Written exercise: Restate the lines word for word, from the first line of the records through the line containing "import seaborn as sns". Leave out the pictures and anything after that line.
>>>
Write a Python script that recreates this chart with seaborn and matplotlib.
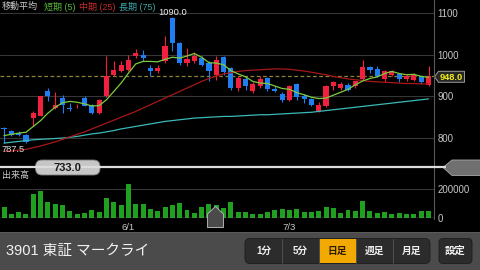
import matplotlib
matplotlib.use("Agg")
import matplotlib.pyplot as plt
import matplotlib.transforms as mtrans
from matplotlib.patches import Polygon, FancyBboxPatch, Rectangle
import pandas as pd
import seaborn as sns

# ---------------- data ----------------
opens = [824, 818, 812, 808, 848, 854, 913, 872, 896, 872, 876, 896, 880, 860, 900,
         952, 960, 964, 996, 1000, 968, 962, 984, 1088, 1028, 980, 984, 992, 980, 952,
         994, 968, 920, 942, 912, 924, 944, 918, 906, 892, 930, 902, 894, 864, 876,
         924, 920, 928, 924, 942, 970, 966, 942, 952, 954, 942, 940, 948, 928]
highs = [826, 820, 816, 810, 866, 902, 920, 910, 904, 884, 882, 900, 882, 895, 996,
         984, 986, 1000, 1014, 1012, 976, 976, 1044, 1090, 1030, 1016, 1006, 996, 984, 996,
         996, 970, 948, 946, 934, 948, 946, 924, 910, 928, 932, 906, 896, 886, 928,
         938, 934, 932, 938, 988, 972, 972, 964, 964, 956, 954, 956, 950, 972]
lows = [787.5, 804, 806, 789, 828, 852, 888, 870, 860, 866, 872, 876, 858, 858, 898,
        950, 958, 962, 992, 984, 948, 956, 980, 1008, 976, 972, 980, 972, 936, 940,
        952, 916, 914, 916, 908, 920, 914, 910, 886, 890, 892, 884, 876, 862, 874,
        916, 916, 912, 920, 940, 956, 946, 934, 948, 934, 938, 938, 930, 926]
closes = [821, 808, 808, 790, 860, 900, 902, 880, 880, 870, 878, 878, 860, 892, 948,
          964, 976, 988, 1004, 992, 960, 968, 1020, 1028, 980, 990, 998, 976, 960, 988,
          958, 920, 944, 924, 930, 942, 918, 912, 892, 924, 898, 894, 880, 880, 926,
          934, 930, 916, 936, 970, 964, 950, 960, 960, 942, 950, 952, 934, 948]
volumes = [75000, 30000, 39000, 30000, 166000, 184000, 109000, 98000, 89000, 48000,
           30000, 36000, 57000, 41000, 136000, 107000, 86000, 230000, 95000, 95000,
           64000, 45000, 75000, 89000, 102000, 52000, 36000, 75000, 95000, 86000,
           70000, 109000, 41000, 41000, 30000, 30000, 41000, 52000, 59000, 52000,
           61000, 41000, 41000, 50000, 75000, 68000, 36000, 57000, 45000, 118000,
           48000, 36000, 39000, 27000, 36000, 30000, 30000, 45000, 45000]
ma5 = [806, 809, 812, 814, 828, 842, 860, 874, 885, 888, 886, 882, 877, 878, 892,
       912, 932, 956, 978, 984, 984, 983, 989, 994, 992, 997, 1003, 994, 981, 980,
       976, 962, 954, 947, 936, 932, 931, 925, 919, 917, 909, 904, 898, 895, 896,
       903, 910, 917, 928, 937, 943, 947, 955, 960, 955, 952, 953, 948, 946]
ma25 = [768, 769, 771, 773, 777, 781, 786, 791, 797, 803, 809, 815, 822, 829, 836,
        843, 850, 857, 864, 872, 880, 888, 896, 904, 912, 920, 928, 936, 943, 949,
        954, 957, 960, 962, 963, 964, 965, 966, 966, 965, 963, 961, 958, 955, 952,
        948, 945, 942, 940, 938, 936, 935, 934, 933, 932, 931, 931, 930, 930]
ma75 = [788, 790, 792, 794, 796, 797, 798, 799, 800, 802, 804, 807, 810, 812, 815,
        818, 822, 825, 828, 831, 834, 837, 840, 842, 844, 846, 848, 849, 850, 851,
        852, 852, 853, 854, 855, 856, 856, 857, 858, 859, 860, 861, 862, 864, 866,
        868, 870, 872, 874, 876, 878, 880, 882, 884, 886, 888, 890, 892, 894]
date_labels = ["6/1", "7/3"]
date_index = [17, 39]
price_ticks = [800, 900, 1000, 1100]
volume_ticks = [0, 200000]
volume_tick_labels = ["0", "200000"]
last_price = 948.0
bottom_price = 733.0
cursor_index = 29
legend_items = [("移動平均", "#c8c8c8"), ("短期 (5)", "#55b83a"),
                ("中期 (25)", "#c62a2a"), ("長期 (75)", "#3aa5a5")]
volume_title = "出来高"
stock_title = "3901 東証 マークライ"
period_buttons = ["1分", "5分", "日足", "週足", "月足"]
selected_button = "日足"
settings_label = "設定"

# ---------------- style ----------------
sns.set_theme(style="dark", rc={"axes.facecolor": "black", "figure.facecolor": "black",
                                 "axes.grid": False})
plt.rcParams["font.family"] = ["Liberation Sans", "Noto Sans CJK JP", "DejaVu Sans"]

W, H = 480, 270
fig = plt.figure(figsize=(4.8, 2.7), dpi=100)
fig.patch.set_facecolor("black")

def fr(x0, y0, x1, y1):
    return [x0 / W, 1 - y1 / H, (x1 - x0) / W, (y1 - y0) / H]

n = len(closes)
idx = list(range(n))
XLIM = (-0.55, 58.75)
UP, DOWN = "#f0203e", "#1f7ff2"

df = pd.DataFrame({"i": idx, "open": opens, "high": highs, "low": lows, "close": closes,
                   "volume": volumes, "ma5": ma5, "ma25": ma25, "ma75": ma75})

# ---------------- price panel ----------------
axp = fig.add_axes(fr(0, 0, 434, 166))
axp.set_facecolor("black")
axp.set_xlim(*XLIM)
axp.set_ylim(bottom_price, bottom_price + 166 * 2.4)
for t in price_ticks:
    axp.axhline(t, color="#363636", lw=0.8, zorder=0)
axp.axhline(last_price, color="#8f8035", lw=0.9, ls=(0, (3, 2)), zorder=0.5)

colors = [UP if c >= o else DOWN for o, c in zip(opens, closes)]
axp.vlines(df["i"], df["low"], df["high"], colors=colors, lw=0.8, zorder=2)
bodies = [max(abs(c - o), 1.2) for o, c in zip(opens, closes)]
bottoms = [min(o, c) for o, c in zip(opens, closes)]
axp.bar(df["i"], bodies, bottom=bottoms, width=0.7, color=colors, zorder=2.1, lw=0)

sns.lineplot(data=df, x="i", y="ma75", ax=axp, color="#3cb8b8", lw=0.9, zorder=3)
sns.lineplot(data=df, x="i", y="ma25", ax=axp, color="#a81818", lw=0.9, zorder=3)
sns.lineplot(data=df, x="i", y="ma5", ax=axp, color="#7ccc40", lw=0.9, zorder=3.2)

axp.set_xlabel(""); axp.set_ylabel("")
axp.set_xticks([])
axp.yaxis.tick_right()
axp.set_yticks(price_ticks)
axp.set_yticklabels([str(t) for t in price_ticks])
axp.tick_params(axis="y", colors="#c8c8c8", labelsize=6.9, length=0, pad=2.5,
                labelright=True, labelleft=False)
for s in axp.spines.values():
    s.set_visible(False)

i_max = max(idx, key=lambda k: highs[k])
i_min = min(idx, key=lambda k: lows[k])
axp.annotate(f"{highs[i_max]:.1f}", xy=(i_max, highs[i_max]), xytext=(0, 0.5),
             textcoords="offset points", ha="center", va="bottom", color="#eeeeee",
             fontsize=6.7, annotation_clip=False)
axp.annotate(f"{lows[i_min]:.1f}", xy=(i_min, lows[i_min]), xytext=(-1.5, -1.5),
             textcoords="offset points", ha="left", va="top", color="#dddddd",
             fontsize=6.7, annotation_clip=False)

# ---------------- volume panel ----------------
axv = fig.add_axes(fr(0, 178, 434, 218))
axv.set_facecolor("black")
sns.barplot(data=df, x="i", y="volume", ax=axv, color="#1fa01f", saturation=1,
            width=0.68, linewidth=0)
axv.set_xlim(*XLIM)
axv.set_ylim(0, 272000)
axv.axhline(200000, color="#363636", lw=0.8, zorder=0)
axv.axhline(0, color="#8a8a8a", lw=1.0, zorder=3)
axv.set_xlabel(""); axv.set_ylabel("")
axv.set_xticks([])
axv.yaxis.tick_right()
axv.set_yticks(volume_ticks)
axv.set_yticklabels(volume_tick_labels)
axv.tick_params(axis="y", colors="#c8c8c8", labelsize=6.9, length=0, pad=2.5,
                labelright=True, labelleft=False)
for s in axv.spines.values():
    s.set_visible(False)

# ---------------- overlay (pixel coordinates) ----------------
ov = fig.add_axes([0, 0, 1, 1])
ov.set_xlim(0, W)
ov.set_ylim(H, 0)
ov.axis("off")
ov.patch.set_alpha(0)

# right axis line
ov.plot([434, 434], [0, 219], color="#5a5a5a", lw=0.8)

# legend row
lx = [2, 44, 79, 119]
for (txt, col), x in zip(legend_items, lx):
    ov.text(x, 6.5, txt, color=col, fontsize=6.5, ha="left", va="center")

# current price tag
ov.add_patch(Polygon([(434.5, 76.8), (438.5, 71.3), (464.5, 71.3), (464.5, 82.3), (438.5, 82.3)],
                     closed=True, fc="#262626", ec="#9a9a9a", lw=0.7))
ov.text(451.5, 77, f"{last_price:.1f}", color="#f2ee1a", fontsize=6.7, fontweight="bold",
        ha="center", va="center")

# slider bar
ov.plot([0, 446], [167, 167], color="#dcdcdc", lw=1.6, solid_capstyle="butt")
ov.add_patch(FancyBboxPatch((35.5, 160), 64.5, 15, boxstyle="round,pad=0,rounding_size=6.5",
                            fc="#c6c6c6", ec="#7a7a7a", lw=0.6))
ov.text(67.8, 167.8, f"{bottom_price:.1f}", color="#1a1a1a", fontsize=8, fontweight="bold",
        ha="center", va="center")
ov.add_patch(Polygon([(443, 167.5), (452, 160), (481, 160), (481, 175.5), (452, 175.5)],
                     closed=True, fc="#707070", ec="#a8a8a8", lw=0.6))

# volume title
ov.text(2, 175.5, volume_title, color="#c8c8c8", fontsize=6.5, ha="left", va="center")

# date labels under the volume panel
tr = mtrans.blended_transform_factory(axv.transData, ov.transData)
for lab, k in zip(date_labels, date_index):
    ov.text(k, 227, lab, transform=tr, color="#c8c8c8", fontsize=6.8, ha="center", va="center")

# cursor marker
ccx = axv.transData.transform((cursor_index, 0))[0]
ccx = ov.transData.inverted().transform((ccx, 0))[0] - 0.8
ov.add_patch(Polygon([(ccx, 206.5), (ccx + 8, 214), (ccx + 8, 227.5), (ccx - 8, 227.5), (ccx - 8, 214)],
                     closed=True, fc="#4a4a4a", ec="#b0b0b0", lw=0.7, zorder=5))

# bottom toolbar
ov.add_patch(Rectangle((0, 232), W, 38, fc="#4b4b4b", ec="none", zorder=6))
ov.plot([0, W], [232.3, 232.3], color="#5e5e5e", lw=0.6, zorder=6.1)
ov.text(6, 251, stock_title, color="#f2f2f2", fontsize=10.5, ha="left", va="center", zorder=7)

seg_x = [245, 282, 319, 356, 393, 430]
ov.add_patch(FancyBboxPatch((seg_x[0], 238.5), seg_x[-1] - seg_x[0], 25,
                            boxstyle="round,pad=0,rounding_size=5",
                            fc="#2c2c2c", ec="#1c1c1c", lw=0.6, zorder=6.5))
for k, lab in enumerate(period_buttons):
    x0, x1 = seg_x[k], seg_x[k + 1]
    if lab == selected_button:
        ov.add_patch(Rectangle((x0 + 0.5, 238.8), x1 - x0 - 1, 24.4, fc="#f2a900",
                               ec="none", zorder=6.7))
        tc = "#2a1a00"
    else:
        tc = "#f0f0f0"
    if k > 0:
        ov.plot([x0, x0], [239, 263], color="#555555", lw=0.6, zorder=6.8)
    ov.text((x0 + x1) / 2, 251, lab, color=tc, fontsize=7, fontweight="bold",
            ha="center", va="center", zorder=7)
ov.add_patch(FancyBboxPatch((439, 238.5), 33, 25, boxstyle="round,pad=0,rounding_size=4",
                            fc="#2c2c2c", ec="#1c1c1c", lw=0.6, zorder=6.5))
ov.text(455.5, 251, settings_label, color="#f0f0f0", fontsize=7.5, fontweight="bold",
        ha="center", va="center", zorder=7)

fig.savefig("out.png", dpi=100, facecolor="black")
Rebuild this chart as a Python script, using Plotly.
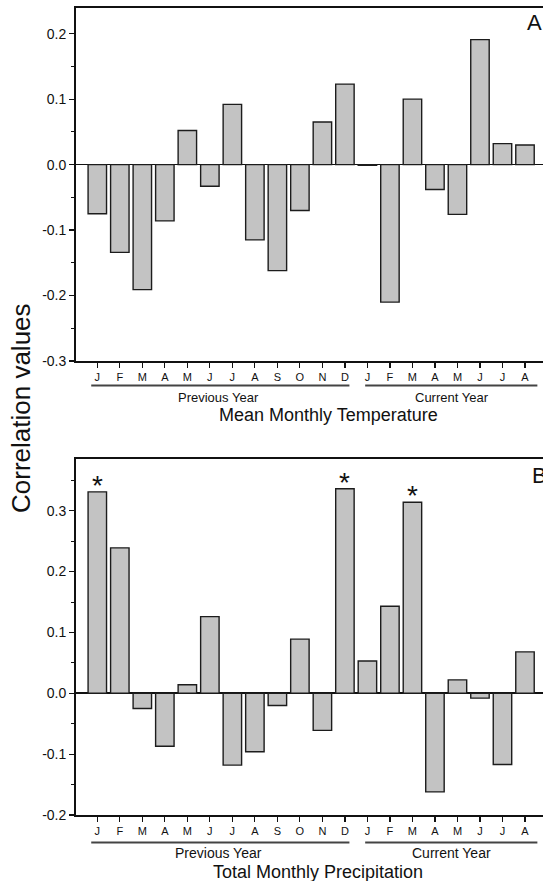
<<<
Task answer:
Write a Python script that recreates this chart with seaborn and matplotlib.
import matplotlib
matplotlib.use("Agg")
import matplotlib.pyplot as plt
import matplotlib.transforms as mtrans
from matplotlib.patches import Polygon, FancyBboxPatch, Rectangle
import pandas as pd
import seaborn as sns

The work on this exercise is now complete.